Baca Juga: Bakal Revisi Aturan TKDN, Kemenperin: Sesuaikan Perubahan Zaman
Selain itu, Kemenkes juga sudah menerapkan regulasi alat-alat kesehatan yang beredar di Indonesia harus mendapatkan sertifikat TKDN sekitar 20-30%.
“Di bawah itu tidak boleh dia jual ke rumah sakit dan lain sebagainya. Kalau kementerian-kementerian lain bisa mengikuti dua kementerian tersebut, saya bisa bayangkan manufaktur kita akan berkembang,” harapnya.

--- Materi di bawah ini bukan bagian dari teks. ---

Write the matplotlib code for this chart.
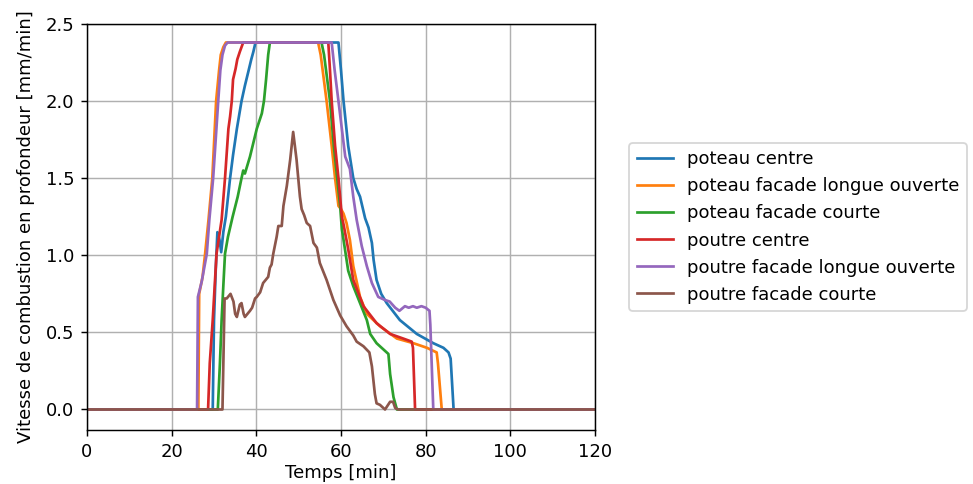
import matplotlib
matplotlib.use("Agg")
import matplotlib.pyplot as plt

# temps [min] / vitesse [mm/min]
t_poteau_centre = [0, 29.7, 30.0, 30.4, 30.8, 31.3, 31.7, 32.2, 32.8, 33.8, 34.5, 35.4, 36.5, 37.3,
                   38.1, 38.8, 39.3, 39.8, 59.4, 60.0, 60.6, 61.7, 62.9, 63.7, 64.5, 65.7, 66.5,
                   67.3, 67.7, 68.4, 69.5, 70.8, 73.9, 77.9, 81.8, 84.2, 85.4, 85.9, 86.6, 120]
v_poteau_centre = [0, 0, 0.58, 0.9, 1.15, 1.1, 1.02, 1.15, 1.25, 1.5, 1.65, 1.82, 2.0, 2.1,
                   2.19, 2.27, 2.32, 2.38, 2.38, 2.2, 2.0, 1.71, 1.5, 1.43, 1.38, 1.24, 1.18,
                   1.08, 0.97, 0.84, 0.75, 0.69, 0.58, 0.49, 0.43, 0.40, 0.37, 0.33, 0, 0]

t_poteau_long = [0, 26.3, 26.5, 27.3, 27.9, 28.7, 29.6, 30.5, 31.2, 31.6, 32.2, 32.8, 54.6, 55.2,
                 56.6, 57.8, 58.6, 59.4, 60.0, 60.6, 61.3, 62.1, 62.9, 64.5, 66.1, 69.2, 73.2,
                 77.1, 80.3, 82.6, 82.9, 83.8, 120]
v_poteau_long = [0, 0, 0.75, 0.86, 1.01, 1.23, 1.5, 2.0, 2.2, 2.3, 2.35, 2.38, 2.38, 2.3,
                 2.0, 1.71, 1.5, 1.32, 1.30, 1.27, 1.21, 1.10, 0.93, 0.73, 0.62, 0.54, 0.46,
                 0.43, 0.40, 0.37, 0.30, 0, 0]

t_poteau_courte = [0, 30.9, 31.4, 31.8, 32.2, 32.6, 33.3, 34.4, 35.6, 36.5, 36.9, 37.3, 38.5,
                   40.1, 41.3, 41.8, 42.3, 42.8, 43.2, 55.4, 56.0, 57.4, 58.3, 59.1, 59.8, 60.2,
                   60.6, 61.7, 62.9, 64.5, 66.1, 66.9, 68.4, 70.4, 71.2, 71.6, 72.4, 73.2, 120]
v_poteau_courte = [0, 0, 0.3, 0.58, 0.8, 1.01, 1.12, 1.25, 1.38, 1.5, 1.55, 1.53, 1.64,
                   1.82, 1.92, 2.0, 2.14, 2.3, 2.38, 2.38, 2.3, 2.0, 1.71, 1.5, 1.32, 1.17,
                   1.10, 0.90, 0.80, 0.69, 0.58, 0.49, 0.43, 0.38, 0.36, 0.23, 0.08, 0, 0]

t_poutre_centre = [0, 28.6, 29.0, 29.7, 30.6, 31.8, 32.6, 33.4, 33.8, 34.2, 34.5, 35.1, 35.5,
                   36.1, 36.9, 57.0, 57.4, 57.8, 58.6, 59.4, 60.2, 60.6, 61.7, 62.9, 65.3,
                   68.4, 71.6, 74.7, 76.7, 77.0, 77.5, 120]
v_poutre_centre = [0, 0, 0.3, 0.58, 1.01, 1.23, 1.5, 1.82, 1.9, 2.0, 2.14, 2.21, 2.27,
                   2.32, 2.38, 2.38, 2.2, 2.0, 1.71, 1.5, 1.25, 1.20, 1.04, 0.84, 0.67,
                   0.56, 0.49, 0.46, 0.44, 0.40, 0, 0]

t_poutre_long = [0, 26.0, 26.2, 27.1, 28.3, 28.9, 29.8, 31.0, 31.5, 32.0, 32.6, 33.2, 57.8, 58.5,
                 59.4, 60.2, 61.0, 62.1, 62.9, 63.7, 64.9, 66.1, 67.3, 68.8, 70.4, 71.5, 72.8,
                 73.8, 75.1, 76.0, 77.0, 77.9, 79.0, 80.0, 80.9, 81.1, 81.8, 120]
v_poutre_long = [0, 0, 0.73, 0.83, 1.01, 1.23, 1.5, 2.0, 2.2, 2.3, 2.36, 2.38, 2.38, 2.2,
                 2.0, 1.82, 1.64, 1.56, 1.38, 1.23, 1.06, 0.93, 0.82, 0.73, 0.71, 0.70, 0.66,
                 0.64, 0.67, 0.66, 0.67, 0.66, 0.67, 0.66, 0.64, 0.55, 0, 0]

t_poutre_courte = [0, 32.0, 32.5, 33.0, 33.9, 34.6, 35.0, 35.4, 36.1, 36.5, 37.0, 37.3, 38.5,
                   39.0, 39.7, 40.1, 40.9, 41.6, 42.2, 42.8, 43.2, 43.6, 44.0, 44.8, 45.2, 46.0,
                   46.4, 47.2, 48.0, 48.7, 49.5, 50.3, 50.7, 51.3, 51.9, 52.7, 53.5, 54.3, 55.0,
                   56.6, 58.2, 59.8, 61.3, 62.9, 63.7, 65.3, 66.7, 67.3, 68.0, 68.4, 69.2, 70.4,
                   71.6, 72.3, 72.8, 73.5, 120]
v_poutre_courte = [0, 0, 0.72, 0.72, 0.75, 0.70, 0.62, 0.60, 0.68, 0.69, 0.62, 0.60, 0.64,
                   0.66, 0.72, 0.73, 0.76, 0.82, 0.84, 0.86, 0.92, 0.94, 1.01, 1.12, 1.19, 1.19,
                   1.32, 1.45, 1.62, 1.80, 1.62, 1.38, 1.30, 1.26, 1.21, 1.19, 1.08, 1.05, 0.95,
                   0.84, 0.71, 0.61, 0.54, 0.48, 0.44, 0.41, 0.37, 0.28, 0.10, 0.04, 0.03, 0.0,
                   0.05, 0.05, 0.01, 0, 0]

labels = [
    "poteau centre",
    "poteau facade longue ouverte",
    "poteau facade courte",
    "poutre centre",
    "poutre facade longue ouverte",
    "poutre facade courte",
]
series = [
    (t_poteau_centre, v_poteau_centre),
    (t_poteau_long, v_poteau_long),
    (t_poteau_courte, v_poteau_courte),
    (t_poutre_centre, v_poutre_centre),
    (t_poutre_long, v_poutre_long),
    (t_poutre_courte, v_poutre_courte),
]

DPI = 130
fig = plt.figure(figsize=(973 / DPI, 484 / DPI), dpi=DPI)
ax = fig.add_axes([87 / 973, 54 / 484, 508 / 973, 406 / 484])

for (t, v), label in zip(series, labels):
    ax.plot(t, v, label=label)

ax.set_xlim(0, 120)
ax.set_ylim(-0.133, 2.5)
ax.set_xlabel("Temps [min]", labelpad=2)
ax.set_ylabel("Vitesse de combustion en profondeur [mm/min]", labelpad=6)
ax.grid(True)
ax.legend(loc="center left", bbox_to_anchor=(1.05, 0.5))

fig.savefig("out.png", dpi=DPI)
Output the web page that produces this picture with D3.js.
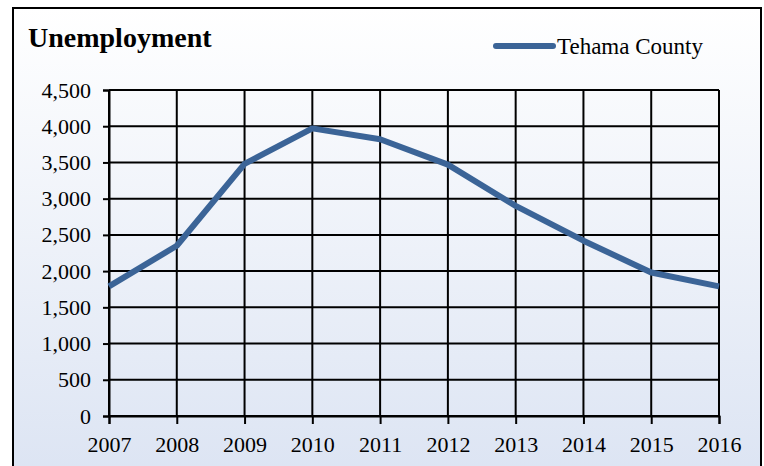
<!DOCTYPE html>
<html>
<head>
<meta charset="utf-8">
<script src="https://cdn.jsdelivr.net/npm/d3@7"></script>
<style>
  body { margin: 0; background: #fff; }
  svg text { font-family: "Times New Roman", "Liberation Serif", serif; }
</style>
</head>
<body>
<div id="chart"></div>
<script>
// data
var years = [2007, 2008, 2009, 2010, 2011, 2012, 2013, 2014, 2015, 2016]
var unemployment = [1790, 2350, 3480, 3970, 3820, 3470, 2900, 2420, 1980, 1790]
var yTicks = [0, 500, 1000, 1500, 2000, 2500, 3000, 3500, 4000, 4500]
var seriesName = 'Tehama County'

var width = 764, height = 466
var margin = {left: 109, right: 45, top: 90, bottom: 50}
var serif = '"Times New Roman", "Liberation Serif", serif'

var svg = d3.select('#chart')
  .append('svg')
  .attr('width', width)
  .attr('height', height)

var grad = svg.append('defs').append('linearGradient')
  .attr('id', 'bg')
  .attr('x1', 0).attr('y1', 0).attr('x2', 0).attr('y2', 1)
grad.append('stop').attr('offset', '0%').attr('stop-color', '#ffffff')
grad.append('stop').attr('offset', '100%').attr('stop-color', '#dce4f3')

svg.append('rect')
  .attr('x', 13).attr('y', 8)
  .attr('width', 748).attr('height', 470)
  .attr('fill', 'url(#bg)')
  .attr('stroke', '#000')
  .attr('stroke-width', 2)

var x = d3.scalePoint()
  .domain(years)
  .range([margin.left, width - margin.right])

var y = d3.scaleLinear()
  .domain([0, 4500])
  .range([416, margin.top])

// gridlines
svg.append('g')
  .selectAll('line')
  .data(yTicks)
  .enter()
  .append('line')
  .attr('x1', margin.left)
  .attr('x2', width - margin.right)
  .attr('y1', d => y(d))
  .attr('y2', d => y(d))
  .attr('stroke', '#000')
  .attr('stroke-width', 2)

svg.append('g')
  .selectAll('line')
  .data(years)
  .enter()
  .append('line')
  .attr('x1', d => x(d))
  .attr('x2', d => x(d))
  .attr('y1', y(4500))
  .attr('y2', y(0))
  .attr('stroke', '#000')
  .attr('stroke-width', 2)

// axes
var yAxis = svg.append('g')
  .attr('transform', `translate(${margin.left},0)`)
  .call(d3.axisLeft(y).tickValues(yTicks).tickSize(6).tickPadding(12).tickFormat(d3.format(',')))

var xAxis = svg.append('g')
  .attr('transform', `translate(0,${y(0)})`)
  .call(d3.axisBottom(x).tickSize(8).tickPadding(12))

;[xAxis, yAxis].forEach(function(a){
  a.attr('font-family', serif).attr('font-size', 22)
  a.select('.domain').attr('stroke', '#000').attr('stroke-width', 2)
  a.selectAll('.tick line').attr('stroke', '#000').attr('stroke-width', 2)
  a.selectAll('text').attr('fill', '#000')
})

// line
var line = d3.line()
  .x((d, i) => x(years[i]))
  .y(d => y(d))

svg.append('path')
  .datum(unemployment)
  .attr('d', line)
  .attr('fill', 'none')
  .attr('stroke', '#3b6497')
  .attr('stroke-width', 6)
  .attr('stroke-linejoin', 'round')

// title
svg.append('text')
  .attr('x', 28).attr('y', 47)
  .attr('font-family', serif)
  .attr('font-size', 28)
  .attr('font-weight', 'bold')
  .text('Unemployment')

// legend
svg.append('line')
  .attr('x1', 496).attr('x2', 553)
  .attr('y1', 46).attr('y2', 46)
  .attr('stroke', '#3b6497')
  .attr('stroke-width', 6)
  .attr('stroke-linecap', 'round')

svg.append('text')
  .attr('x', 557).attr('y', 54)
  .attr('font-family', serif)
  .attr('font-size', 23)
  .text(seriesName)
</script>
</body>
</html>
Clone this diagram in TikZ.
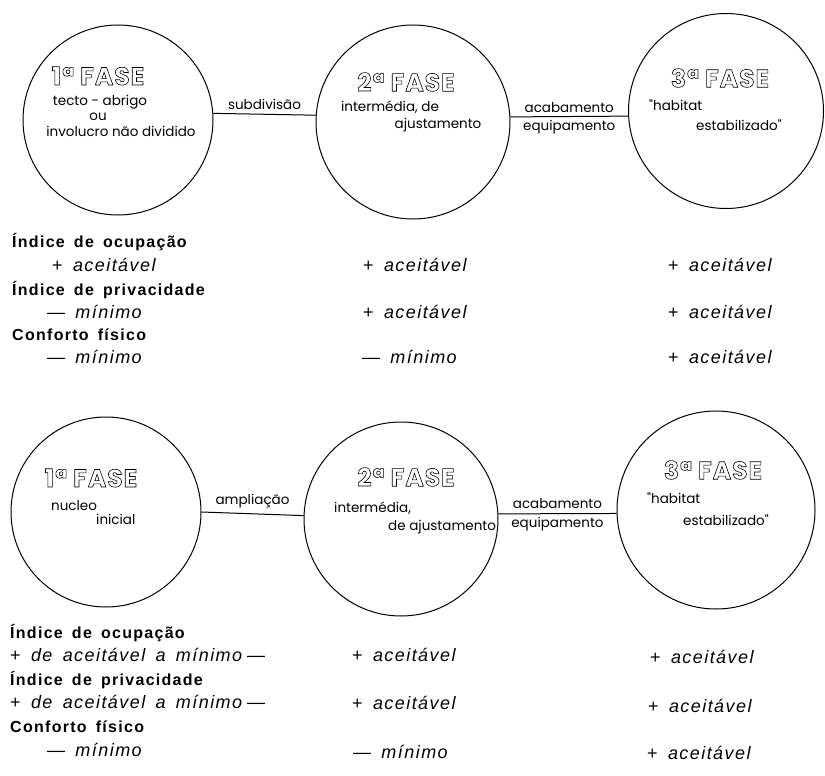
\documentclass[tikz,border=0pt]{standalone}
\usepackage{fontspec}
\setmainfont{Liberation Sans}
\newfontfamily\handfont{Poppins}
\newfontfamily\titlefont{Poppins}[LetterSpace=4]
\newfontfamily\tabfont{Liberation Sans}[LetterSpace=8,WordSpace=1.6]
% outlined lettering for the phase titles
\newcommand{\fasetitle}[1]{\special{pdf:literal direct 1 Tr 0.6 w}#1\special{pdf:literal direct 0 Tr}}
\newcommand{\mais}{{\upshape+}\ }
\newcommand{\menos}{—\ }

\tikzset{
  fase/.style={circle, draw, line width=1pt, inner sep=0pt},
  titulo/.style={font=\titlefont\bfseries\fontsize{25}{27}\selectfont},
  mao/.style={font=\handfont\fontsize{13.5}{15}\selectfont, inner sep=1pt},
  rotulo/.style={anchor=west, inner sep=0pt, font=\tabfont\bfseries\fontsize{16}{18}\selectfont},
  valor/.style={anchor=west, inner sep=0pt, font=\tabfont\itshape\fontsize{18}{20}\selectfont},
}

\begin{document}
\begin{tikzpicture}[x=1pt, y=-1pt]
    \useasboundingbox (0,0) rectangle (825,776);
    % first scheme: phases
    \node[fase, minimum size=190] (a1) at (118,120) {};
    \node[fase, minimum size=194] (a2) at (413,122) {};
    \node[fase, minimum size=195] (a3) at (726,111) {};
    \node[titulo] (a1t) at (98,76) {\fasetitle{1ª FASE}};
    \node[mao] (a1l1) at (100,102) {tecto - abrigo};
    \node[mao] (a1l2) at (98,117) {ou};
    \node[mao] (a1l3) at (121,131) {involucro não dividido};
    \node[titulo] (a2t) at (406,82) {\fasetitle{2ª FASE}};
    \node[mao] (a2l1) at (390,107) {intermédia, de};
    \node[mao] (a2l2) at (438,125) {ajustamento};
    \node[titulo] (a3t) at (720,78) {\fasetitle{3ª FASE}};
    \node[mao, anchor=west] (a3l1) at (648,105) {"habitat};
    \node[mao, anchor=west] (a3l2) at (695,125) {estabilizado"};
    % links
    \draw[line width=1pt] (a1.4) -- (a2.176.5) node[mao, midway, above=3pt] (sub) {subdivisão};
    \draw[line width=1pt] (a2.3.5) -- (a3.183.5)
        node[mao, midway, above=2pt] (aca1) {acabamento}
        node[mao, midway, below=2pt] (equ1) {equipamento};
    % first scheme: indices
    \node[rotulo] (ocup1) at (12,242) {Índice de ocupação};
    \node[valor] (ocup1a) at (52,265) {\mais aceitável};
    \node[valor] (ocup1b) at (363,265) {\mais aceitável};
    \node[valor] (ocup1c) at (668,265) {\mais aceitável};
    \node[rotulo] (priv1) at (12,290) {Índice de privacidade};
    \node[valor] (priv1a) at (47,312) {\menos mínimo};
    \node[valor] (priv1b) at (363,312) {\mais aceitável};
    \node[valor] (priv1c) at (668,312) {\mais aceitável};
    \node[rotulo] (conf1) at (12,335) {Conforto físico};
    \node[valor] (conf1a) at (47,357) {\menos mínimo};
    \node[valor] (conf1b) at (362,357) {\menos mínimo};
    \node[valor] (conf1c) at (668,357) {\mais aceitável};
    % second scheme: phases
    \node[fase, minimum size=190] (b1) at (106,512) {};
    \node[fase, minimum size=194] (b2) at (401,519) {};
    \node[fase, minimum size=198] (b3) at (716,510) {};
    \node[titulo] (b1t) at (91,478) {\fasetitle{1ª FASE}};
    \node[mao, anchor=west] (b1l1) at (50,506) {nucleo};
    \node[mao, anchor=west] (b1l2) at (95,519) {inicial};
    \node[titulo] (b2t) at (406,477) {\fasetitle{2ª FASE}};
    \node[mao, anchor=west] (b2l1) at (333,508) {intermédia,};
    \node[mao, anchor=west] (b2l2) at (387,527) {de ajustamento};
    \node[titulo] (b3t) at (713,470) {\fasetitle{3ª FASE}};
    \node[mao, anchor=west] (b3l1) at (646,498) {"habitat};
    \node[mao, anchor=west] (b3l2) at (682,520) {estabilizado"};
    % links
    \draw[line width=1pt] (b1.0) -- (b2.178) node[mao, midway, above=4pt] (amp) {ampliação};
    \draw[line width=1pt] (b2.3) -- (b3.182)
        node[mao, midway, above=4pt] (aca2) {acabamento}
        node[mao, midway, below=2pt] (equ2) {equipamento};
    % second scheme: indices
    \node[rotulo] (ocup2) at (10,633) {Índice de ocupação};
    \node[valor] (ocup2a) at (10,655) {\mais de aceitável a mínimo\hspace{5pt}—};
    \node[valor] (ocup2b) at (352,655) {\mais aceitável};
    \node[valor] (ocup2c) at (650,657) {\mais aceitável};
    \node[rotulo] (priv2) at (10,680) {Índice de privacidade};
    \node[valor] (priv2a) at (10,702) {\mais de aceitável a mínimo\hspace{5pt}—};
    \node[valor] (priv2b) at (352,703) {\mais aceitável};
    \node[valor] (priv2c) at (648,706) {\mais aceitável};
    \node[rotulo] (conf2) at (10,727) {Conforto físico};
    \node[valor] (conf2a) at (47,750) {\menos mínimo};
    \node[valor] (conf2b) at (353,752) {\menos mínimo};
    \node[valor] (conf2c) at (647,753) {\mais aceitável};
\end{tikzpicture}
\end{document}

Agus mendorong perusahaan industri segera menyertifikasi produknya walau tidak ikut dalam lelang PBJ pemerintah atau terkena aturan izin edar.
“Jadi ini bagian dari kita melakukan kampanye untuk seluruh anak bangsa lebih mencintai produk-produk nasional. Tidak diwajibkan, tapi kita terus dorong agar mereka mengurus sertifikat TKDN, agar nanti ketika produk-produk yang beredar, produk-produk konsumen yang beredar masuk ke rumah tangga, itu ada nilai TKDN. Jadi harapan kami ada nilai TKDN, sekaligus merupakan kampanye kita untuk beli produk nasional,” tuturnya.